Figure scripts
=====
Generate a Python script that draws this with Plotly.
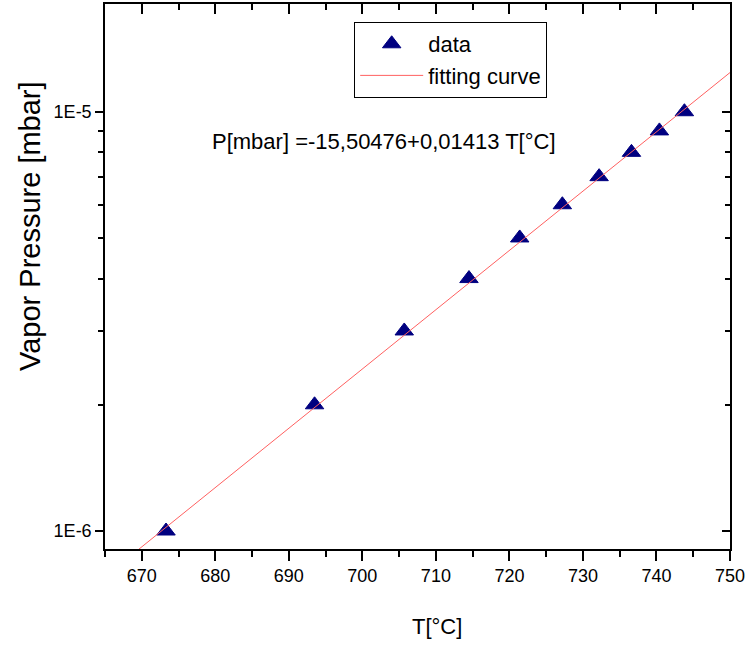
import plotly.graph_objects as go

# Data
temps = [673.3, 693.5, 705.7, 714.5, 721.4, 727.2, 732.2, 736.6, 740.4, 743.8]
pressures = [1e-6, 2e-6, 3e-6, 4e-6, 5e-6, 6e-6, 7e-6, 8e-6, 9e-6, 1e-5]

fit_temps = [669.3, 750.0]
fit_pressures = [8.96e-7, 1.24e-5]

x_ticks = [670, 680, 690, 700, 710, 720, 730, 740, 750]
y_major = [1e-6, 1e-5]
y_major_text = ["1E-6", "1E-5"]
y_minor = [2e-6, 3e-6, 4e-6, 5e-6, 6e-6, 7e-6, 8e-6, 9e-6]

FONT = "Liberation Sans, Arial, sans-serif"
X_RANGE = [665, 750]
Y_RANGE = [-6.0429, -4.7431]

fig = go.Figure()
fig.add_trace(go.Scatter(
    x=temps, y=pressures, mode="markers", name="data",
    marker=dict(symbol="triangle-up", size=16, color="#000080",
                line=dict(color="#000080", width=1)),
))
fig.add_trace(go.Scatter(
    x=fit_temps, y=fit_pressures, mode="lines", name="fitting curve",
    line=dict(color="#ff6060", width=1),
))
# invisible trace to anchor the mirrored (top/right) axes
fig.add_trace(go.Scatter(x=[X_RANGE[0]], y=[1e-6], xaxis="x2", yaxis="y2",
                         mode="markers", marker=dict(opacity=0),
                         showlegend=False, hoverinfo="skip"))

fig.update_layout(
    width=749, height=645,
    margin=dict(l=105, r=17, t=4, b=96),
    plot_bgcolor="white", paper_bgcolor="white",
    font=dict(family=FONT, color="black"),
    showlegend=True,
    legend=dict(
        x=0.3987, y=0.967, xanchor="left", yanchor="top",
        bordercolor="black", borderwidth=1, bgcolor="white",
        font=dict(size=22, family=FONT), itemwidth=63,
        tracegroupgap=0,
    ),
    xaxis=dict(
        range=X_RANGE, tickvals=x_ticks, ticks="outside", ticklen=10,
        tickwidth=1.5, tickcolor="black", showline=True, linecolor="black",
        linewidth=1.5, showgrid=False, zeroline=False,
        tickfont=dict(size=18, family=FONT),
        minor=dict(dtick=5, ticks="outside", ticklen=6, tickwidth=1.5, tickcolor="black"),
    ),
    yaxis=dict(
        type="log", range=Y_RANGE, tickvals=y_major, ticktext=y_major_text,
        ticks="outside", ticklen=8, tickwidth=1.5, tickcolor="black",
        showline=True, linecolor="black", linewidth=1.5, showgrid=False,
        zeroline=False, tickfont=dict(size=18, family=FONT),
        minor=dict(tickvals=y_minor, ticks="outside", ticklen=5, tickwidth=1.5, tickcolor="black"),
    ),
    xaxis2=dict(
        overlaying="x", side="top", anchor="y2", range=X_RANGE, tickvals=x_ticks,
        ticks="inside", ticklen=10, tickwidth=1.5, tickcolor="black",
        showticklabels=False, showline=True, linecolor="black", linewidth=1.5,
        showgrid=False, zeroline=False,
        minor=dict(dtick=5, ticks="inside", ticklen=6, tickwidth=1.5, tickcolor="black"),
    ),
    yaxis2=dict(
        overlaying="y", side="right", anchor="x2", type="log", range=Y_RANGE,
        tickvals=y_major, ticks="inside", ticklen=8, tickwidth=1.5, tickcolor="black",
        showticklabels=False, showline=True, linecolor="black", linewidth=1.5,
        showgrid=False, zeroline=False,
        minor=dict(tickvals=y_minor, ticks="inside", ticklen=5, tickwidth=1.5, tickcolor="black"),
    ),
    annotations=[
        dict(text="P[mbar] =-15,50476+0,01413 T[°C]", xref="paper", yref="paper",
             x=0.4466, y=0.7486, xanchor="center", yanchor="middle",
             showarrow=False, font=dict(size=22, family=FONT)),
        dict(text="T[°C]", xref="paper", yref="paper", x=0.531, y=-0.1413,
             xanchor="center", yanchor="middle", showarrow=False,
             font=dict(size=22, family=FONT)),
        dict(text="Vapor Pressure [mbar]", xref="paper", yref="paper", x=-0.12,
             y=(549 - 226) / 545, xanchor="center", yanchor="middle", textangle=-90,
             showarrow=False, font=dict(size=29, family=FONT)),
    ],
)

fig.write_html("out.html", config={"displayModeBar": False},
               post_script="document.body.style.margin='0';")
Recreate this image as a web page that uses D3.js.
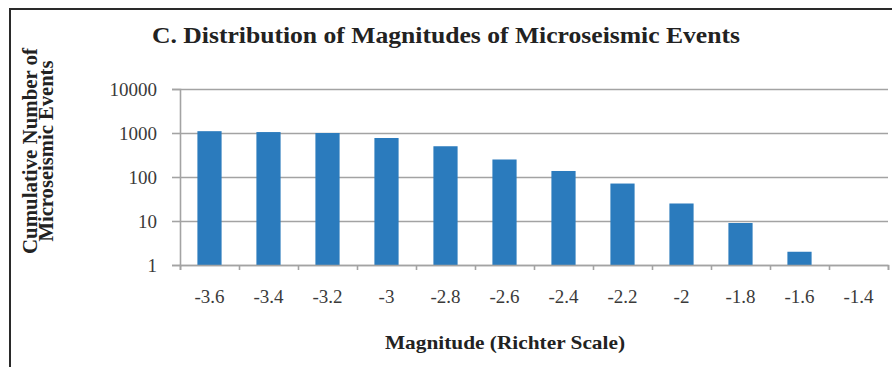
=====
▶ _The exercise_: Write every entry out again exactly, dropping the pictures.

▶ _Exercise response_:
Generate a Python script that draws this with Plotly.
import plotly.graph_objects as go

# Data
temps = [673.3, 693.5, 705.7, 714.5, 721.4, 727.2, 732.2, 736.6, 740.4, 743.8]
pressures = [1e-6, 2e-6, 3e-6, 4e-6, 5e-6, 6e-6, 7e-6, 8e-6, 9e-6, 1e-5]

fit_temps = [669.3, 750.0]
fit_pressures = [8.96e-7, 1.24e-5]

x_ticks = [670, 680, 690, 700, 710, 720, 730, 740, 750]
y_major = [1e-6, 1e-5]
y_major_text = ["1E-6", "1E-5"]
y_minor = [2e-6, 3e-6, 4e-6, 5e-6, 6e-6, 7e-6, 8e-6, 9e-6]

FONT = "Liberation Sans, Arial, sans-serif"
X_RANGE = [665, 750]
Y_RANGE = [-6.0429, -4.7431]

fig = go.Figure()
fig.add_trace(go.Scatter(
    x=temps, y=pressures, mode="markers", name="data",
    marker=dict(symbol="triangle-up", size=16, color="#000080",
                line=dict(color="#000080", width=1)),
))
fig.add_trace(go.Scatter(
    x=fit_temps, y=fit_pressures, mode="lines", name="fitting curve",
    line=dict(color="#ff6060", width=1),
))
# invisible trace to anchor the mirrored (top/right) axes
fig.add_trace(go.Scatter(x=[X_RANGE[0]], y=[1e-6], xaxis="x2", yaxis="y2",
                         mode="markers", marker=dict(opacity=0),
                         showlegend=False, hoverinfo="skip"))

fig.update_layout(
    width=749, height=645,
    margin=dict(l=105, r=17, t=4, b=96),
    plot_bgcolor="white", paper_bgcolor="white",
    font=dict(family=FONT, color="black"),
    showlegend=True,
    legend=dict(
        x=0.3987, y=0.967, xanchor="left", yanchor="top",
        bordercolor="black", borderwidth=1, bgcolor="white",
        font=dict(size=22, family=FONT), itemwidth=63,
        tracegroupgap=0,
    ),
    xaxis=dict(
        range=X_RANGE, tickvals=x_ticks, ticks="outside", ticklen=10,
        tickwidth=1.5, tickcolor="black", showline=True, linecolor="black",
        linewidth=1.5, showgrid=False, zeroline=False,
        tickfont=dict(size=18, family=FONT),
        minor=dict(dtick=5, ticks="outside", ticklen=6, tickwidth=1.5, tickcolor="black"),
    ),
    yaxis=dict(
        type="log", range=Y_RANGE, tickvals=y_major, ticktext=y_major_text,
        ticks="outside", ticklen=8, tickwidth=1.5, tickcolor="black",
        showline=True, linecolor="black", linewidth=1.5, showgrid=False,
        zeroline=False, tickfont=dict(size=18, family=FONT),
        minor=dict(tickvals=y_minor, ticks="outside", ticklen=5, tickwidth=1.5, tickcolor="black"),
    ),
    xaxis2=dict(
        overlaying="x", side="top", anchor="y2", range=X_RANGE, tickvals=x_ticks,
        ticks="inside", ticklen=10, tickwidth=1.5, tickcolor="black",
        showticklabels=False, showline=True, linecolor="black", linewidth=1.5,
        showgrid=False, zeroline=False,
        minor=dict(dtick=5, ticks="inside", ticklen=6, tickwidth=1.5, tickcolor="black"),
    ),
    yaxis2=dict(
        overlaying="y", side="right", anchor="x2", type="log", range=Y_RANGE,
        tickvals=y_major, ticks="inside", ticklen=8, tickwidth=1.5, tickcolor="black",
        showticklabels=False, showline=True, linecolor="black", linewidth=1.5,
        showgrid=False, zeroline=False,
        minor=dict(tickvals=y_minor, ticks="inside", ticklen=5, tickwidth=1.5, tickcolor="black"),
    ),
    annotations=[
        dict(text="P[mbar] =-15,50476+0,01413 T[°C]", xref="paper", yref="paper",
             x=0.4466, y=0.7486, xanchor="center", yanchor="middle",
             showarrow=False, font=dict(size=22, family=FONT)),
        dict(text="T[°C]", xref="paper", yref="paper", x=0.531, y=-0.1413,
             xanchor="center", yanchor="middle", showarrow=False,
             font=dict(size=22, family=FONT)),
        dict(text="Vapor Pressure [mbar]", xref="paper", yref="paper", x=-0.12,
             y=(549 - 226) / 545, xanchor="center", yanchor="middle", textangle=-90,
             showarrow=False, font=dict(size=29, family=FONT)),
    ],
)

fig.write_html("out.html", config={"displayModeBar": False},
               post_script="document.body.style.margin='0';")
Recreate this image as a web page that uses D3.js.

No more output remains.